I don’t see too many people lugging this thing around and a little pouch for all the friggin dongles associated with it. If I am taking something that big and fragile?? (bigass unprotected screen) I might as well take a netbook or my laptop, at least I could do other stuff also. This seems geared for in home usage, living room , kitchen, crapper. Nobody is going to be pulling out one these to watch a movie or read in a line without looking like douche/idiot.
Every chance I get, if I am waiting in a line, I pull out a book, magazine or newspaper to read. I have a european carry-all with me almost all the time (no it’s not a man-purse! :mad: ) I had no idea that I looked like a douche all those years. And yet I will carry on happily looking like a douche if other people want to stand in line quietly judging me. Perhaps I can bring a little joy to their lives by giving them the opportunity to feel superior to someone and point and laugh at me.
You mean like this?
10", widescreen aspect ratio, runs Android. And it won’t be alone in the marketplace, I’m sure.
And this is why it’ll sell like hotcakes…and have an LCARS background the second after the first geek gets one.
Yes, it is.
Or any of these:
The iPad is not a competitor to a notebook computer. It just isn’t. I carry a notebook computer around to run Photoshop, Word, Excel, PowerPoint, InDesign, HTML editors, FTP clients, email clients, web browsers, and so on. I would use an iPad to read books, listen to music, and watch videos, with a little Web surfing thrown in. They’re very different things.
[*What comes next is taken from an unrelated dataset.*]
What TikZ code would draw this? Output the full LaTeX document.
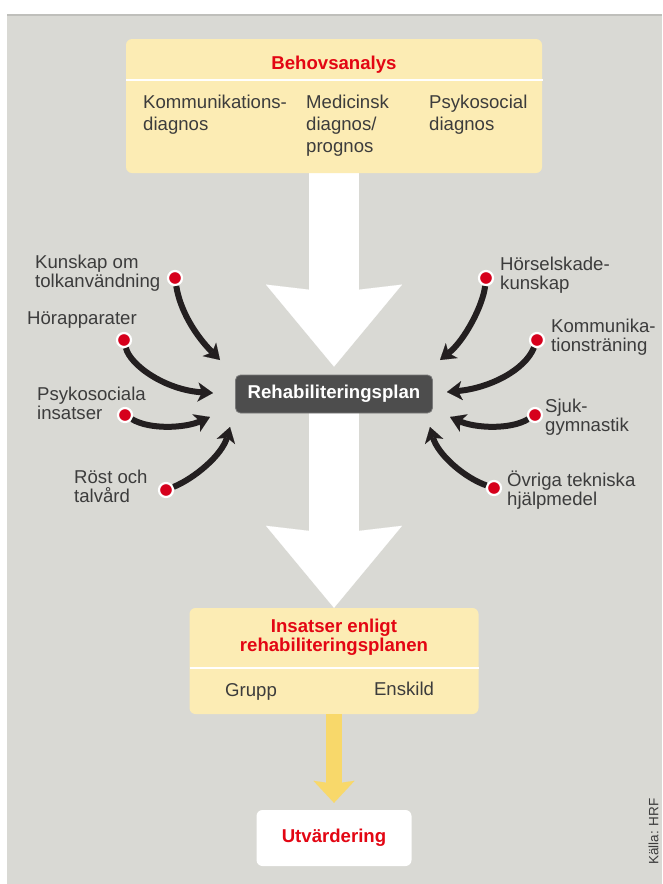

Question: I’ve heard it said quite a few times here that the iPad can’t multitask. Does that mean I couldn’t read a book on it while listening to music?
I keep hoping that Flash will go away. I’d be shocked if 25% of the Web used Flash, but I’ll bet half of the troublesome sites that don’t work properly do.
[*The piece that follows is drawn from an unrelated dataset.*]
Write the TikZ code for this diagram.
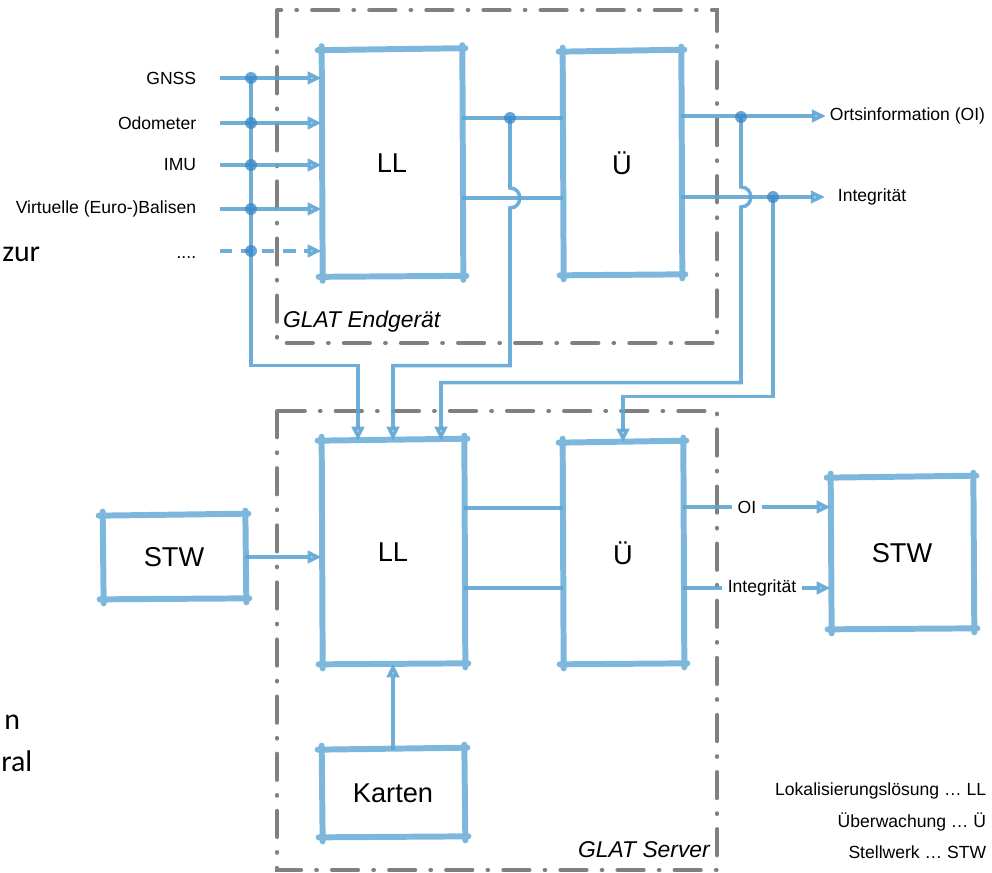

First of all, you can use an iPad without having to run Windows. Then add all the reasons everyone else stated (price, etc.) and the one I opened my post with. They’re just different things.
No, it doesn’t mean that, like the iPod touch you can play music while doing other things. It does mean (from my understanding - it hasn’t been seen “in the wild” yet) that presumably you wouldn’t be able to have your browser application open at the same time as your mail application, or to take another example, if you buy apple’s “office suite”, then you wouldn’t be able to have the word processing program (Pages) open at the same time as the spreadsheet program (Numbers) or the presentation program (Keynote).
I cut out a piece of cardboard in the dimensions of the iPad. I’d hardly call it “lugging” a 1.5 lb 7.5"x9.5" item. And it doesn’t fold out into double the space just so you can use it. It comes packaged (I believe) in a (faux) leather carrying pad.
It’s just about the exact size of an opened up moleskine planner.
They positioned the iPad as a competitor to netbooks in the launch. If the presentation had been ‘This is unlike anything else out there’ then I could see the point of saying don’t compare them, but at the risk of sounding juvenile, they started it.
That depends. If it’s the same as the Touch, which is what my assumption is, then you could listen to music in your local library, but you wouldn’t be able to stream in another application.
I keep hoping to win the lottery. In the meantime I have to deal with the reality that I need to keep my day job. Wishing for one thing doesn’t mean you get to ignore the current reality.
Flash is a big part of the internet and any browsing experience that purposely excludes it results in a less full experience. I may applaud Apple for (potentially) helping hasten the demise of Flash and for saying they’d rather offer a less full, but more stable, experience. But that doesn’t change the fact that lack of Flash support can be seen as a legitimate issue to a large number of people.
It’s OK for a consumer to hope that Flash goes away. It’s not OK for a company that makes a media-consumption device like the iPad to just sit and hope that Flash goes away. A company has to make products for today’s reality, not for some future utopia when only good technologies are around.
This is not rocket science: I buy an iPad. I sit on the couch to surf. I go to hulu.com to catch an episode of my favorite show. **Bzzzt! NO! **You can’t do that, because hulu uses Flash. There are myriads of high-traffic media-rich sites that use Flash. You can’t visit any of them with a device that doesn’t support Flash.
It’s just plain stupid to not include Flash in a device like the iPad. It’s just plain stupid to defend the lack of Flash in the iPad simply because Flash is a bad technology.
I do hope that for those of us on a budget there will be a cardboard iPad made available, similar to the carboard iPhone (.pdf file)
My feelings on the product have evened a bit since my initial disappointment. Partially because I was penalizing Apple for not delivering the product I was expecting and thought I wanted. I was especially taken aback by claims of “magical” and “revolutionary” when it can be successfully argued that they just essentially made an existing product bigger.
I suspect that lots of the omissions people are griping about are calculated omissions that affect battery life, system security and snappiness. Not to mention a reason to release iPad 2.0. It reminds me of Apple’s early refusal of 3G capability because it sucked battery life. While that’s true, it was only after it was 3G-enabled that I actually bought an iPhone.
Possibly, but there was a lot of negativity about the previous products, which bounced back very well. Wall Street is always eager to trounce Apple stock for very little reason. It’s a shame, as it’s a very profitable company.